What is the future for inflation targeting? In a word; bleak; the Bank of England are waking up to some painfully obvious realities. The Bank is learning excessive monetary growth does matter; core inflation is absurd; and asset markets should not be ignored. In other words, it is time to dump inflation targeting.

5 comments:

Anonymous said...

An astonishly good summary of the insanity of targeting CPI/core 'inflation'. The only point I'd make is that I'm not sure that a massive influx of undurable cheap tat kept living standards high.

We'd be much happier buying good quality locally grown food and better quality durable goods but simply consuming much less volume of stuff. Landfill and an obesity epidemic show how a diet of cheap rubbish isn't good for us or the planet.

As you say, the 'greenspan put' of August 2005 looks criminal. I think this also had a profound psychological effect. Those who thought our Central Bank and the guv'mint 'wouldn't let a crash happen' seemed totally vindicated and the party was restarted...

Anonymous said...

Yip, that's a good'un.

But why not link sources for each assertion? There's a shitload of them out there on the intertubes.

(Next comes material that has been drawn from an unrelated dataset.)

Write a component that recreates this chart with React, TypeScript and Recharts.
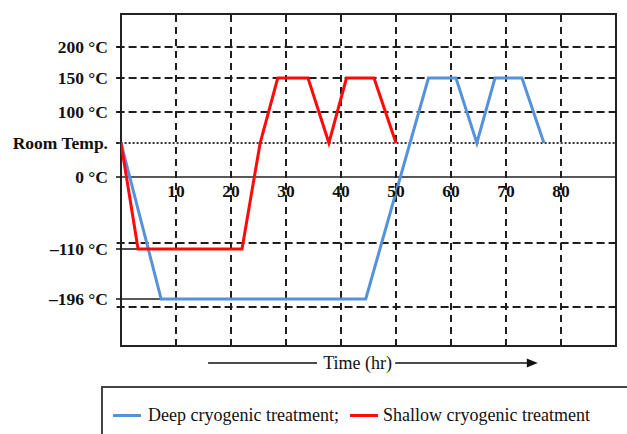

Is your traffic getting heavier?

Alice Cook said...

Is my traffic getting heavier? It is slowing crawling its way northward. Currently, I am getting about 150 hits a day.

Naturally, I would like my blog traffic to take off like a housing bubble. However, I don't think too many people here in the UK want to listen to a message that says their houses are wildly overvalued and that within a year or so, we will be staring at a housing crash.

Overall, I feel like the blog is wandering in the wilderness.

Alice

Anonymous said...

The best blogs I see from the USA have brief updates every day, each focusing on a single piece of news or a single idea. that way people keep coming back for fresh news.

And those sites have long blogrolls, which people use as a starting point for checking up on similar stuff.

And they nick funny stuff off YouTube and Comedy Central to sign off for the weekend.

Good luck.

Anonymous said...

Good to see more UK housing bubble blogs appearing - obviously you're a HPC regular!